Canada Ticks China’s Genocide of Uighur People

Canada Ticks China’s Genocide of Uighur People

February 23, 2021 0 By WFTV

Canada joined the United States in calling China’s mistreatment of Uighur people a genocide in a vote yesterday.

Observers say the contentious parliamentary vote is likely to further raise diplomatic tensions between China and Canada.

Conservative lawmakers won the all-party support of the vote in the House of Commons. The vote approves a non-binding motion recognizing China’s actions in Xinjiang as genocide against Muslim Uighurs.

Canadian Prime minister Justin Trudeau and senior members of the cabinet did not attend the vote on Monday. 

The vote came against the backdrop of all-but-frozen relations between Beijing and Ottawa.
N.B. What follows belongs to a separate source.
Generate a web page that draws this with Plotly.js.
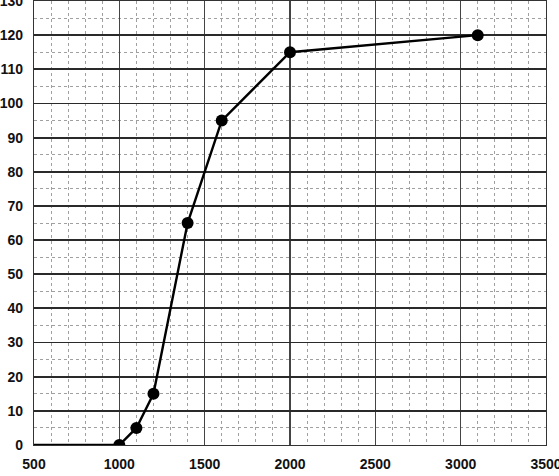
<!DOCTYPE html>
<html>
<head>
<meta charset="utf-8">
<script src="https://cdn.plot.ly/plotly-3.0.1.min.js"></script>
<style>
  html, body { margin: 0; padding: 0; background: #fff; }
  #plot { width: 559px; height: 476px; }
</style>
</head>
<body>
<div id="plot"></div>
<script>
// values
var x_values = [500, 1000, 1100, 1200, 1400, 1600, 2000, 3100]
var y_values = [0, 0, 5, 15, 65, 95, 115, 120]
var x_ticks = [500, 1000, 1500, 2000, 2500, 3000, 3500]
var y_ticks = [0, 10, 20, 30, 40, 50, 60, 70, 80, 90, 100, 110, 120, 130]

var plotDiv = document.getElementById('plot');

// first point only starts the flat segment, no dot drawn there
var marker_sizes = x_values.map(function (v, i) { return i === 0 ? 0 : 12 })

var curve_trace = {
   x: x_values,
   y: y_values,
   mode: 'lines+markers',
   line: {width: 2.4, color: '#000000'},
   marker: {size: marker_sizes, color: '#000000', opacity: 1,
            line: {width: 0, color: '#000000'}},
   hoverinfo: 'x+y',
   showlegend: false
};

var tick_font = {
   family: 'Liberation Sans, Arial, sans-serif',
   size: 14,
   weight: 'bold',
   color: '#111111'
}

var xaxis_layout = {
   range: [500, 3500],
   tickvals: x_ticks,
   ticktext: x_ticks.map(String),
   tickfont: tick_font,
   ticks: '',
   ticklabelstandoff: 6,
   ticklabeloverflow: 'allow',
   showgrid: true,
   gridcolor: '#444444',
   gridwidth: 1.2,
   zeroline: false,
   showline: true,
   mirror: true,
   linecolor: '#333333',
   linewidth: 1.2,
   minor: {
      dtick: 100,
      showgrid: true,
      gridcolor: '#a0a0a0',
      gridwidth: 1,
      griddash: 'dot'
   }
}

var yaxis_layout = {
   range: [0, 130],
   tickvals: y_ticks,
   ticktext: y_ticks.map(String),
   tickfont: tick_font,
   ticks: '',
   ticklabelstandoff: 7,
   ticklabeloverflow: 'allow',
   showgrid: true,
   gridcolor: '#2a2a2a',
   gridwidth: 1.8,
   zeroline: false,
   showline: true,
   mirror: true,
   linecolor: '#333333',
   linewidth: 1.2,
   minor: {
      dtick: 5,
      showgrid: true,
      gridcolor: '#a0a0a0',
      gridwidth: 1,
      griddash: 'dot'
   }
}

Plotly.newPlot(plotDiv, [curve_trace], {
   width: 559,
   height: 476,
   margin: {l: 34, r: 13, t: 1, b: 31},
   paper_bgcolor: '#ffffff',
   plot_bgcolor: '#ffffff',
   xaxis: xaxis_layout,
   yaxis: yaxis_layout
}, {staticPlot: true});
</script>
</body>
</html>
China has imprisoned two Canadian men, Michael Kovrig and Michael Spavor, in retaliation for the arrest of Huawei executive Meng Wanzhou. The latter was arrested in December 2018 on a US extradition warrant. Canada has described the men’s detention as “hostage diplomacy.

GOV’T ABSTAINS

Foreign Affairs Minister Marc Garneau, the only minister present, abstained. 

He says, “We remain deeply disturbed by horrific reports of human rights violations in Xinjiang. Including the use of arbitrary detention, political re-education, forced labour, torture and forced sterilization.”

“The free vote in Parliament ensures each member can (make a determination) based on available evidence. We welcome parliamentarians working together and debating this critical issue.”

A similar attempt on a vote in the UK failed earlier this month.

But the move is likely to bring a host of new political challenges for the PM, writes The Guardian UK.

The surprise came when dozens of Liberal MPs supported the Conservative motion. It passed by a 266-0 margin in the 338-seat Commons.

Conservative Leader Erin O’Toole blasted Trudeau and his ministers for their absence in the House during the vote.

He says the “co-ordinated absence” of Trudeau and his ministers is “shameful.”

O’Toole isn’t worried about any economic blowback from China.

O’Toole says the motion was necessary to send a clear message to China.

“This sends a clear and unequivocal signal that we will stand up for human rights and the dignity of human rights. Even if it means sacrificing some economic opportunity”.